The Product Ops roadmap
Working with internal stakeholders and product leaders, Product Ops must create their own roadmap, negotiating a clear set of expectations and success metrics on where they’ll focus initially and what they’ll tackle next.
Depending on what is important for your organization, you may have them focus solely on a few things instead of going broad. Ideally, you would pick a starting point based on the biggest problem to solve– perhaps user research– and then broaden to building a stronger product value delivery ecosystem.
Product Ops encourages continuous learning and improvement across every area when done well. Regular retrospectives, capturing learnings, and making small fixes and updates combine to create compounding positive effects over time.
Product launches may be handled in a certain way when you initially establish your Product Ops team, but they can become smoother and less painful with each release.
Summary & takeaways
We have seen many organizations make the critical shift from project-centric to more product- and customer-centric approaches.

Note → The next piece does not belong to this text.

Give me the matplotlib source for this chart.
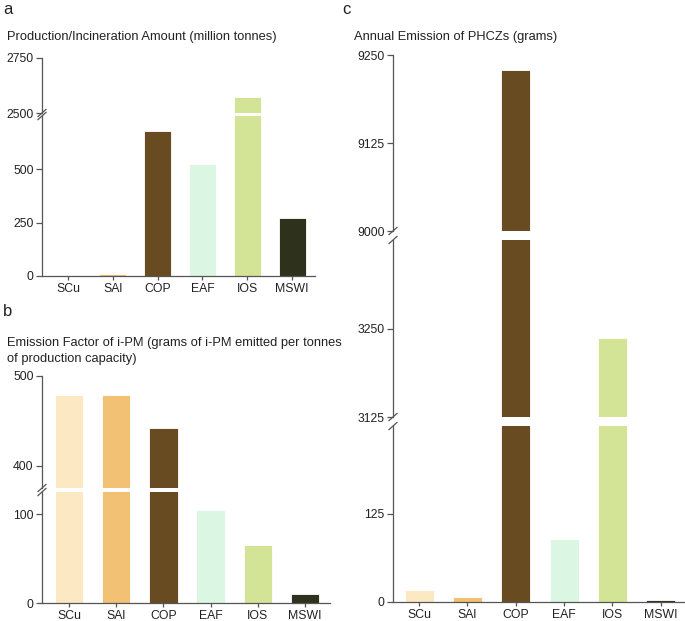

This shift comes from the realization that building features on time and budget without actually solving real customer problems is pointless.
When projects and a feature factory focus dominate, it can be impossible for product managers to lead their teams in effective customer value delivery.
By reducing friction and increasing product team effectiveness and flow, Product Ops can facilitate the shift to a strategic focus and the delivery of solutions that meet customer needs while also delivering business value.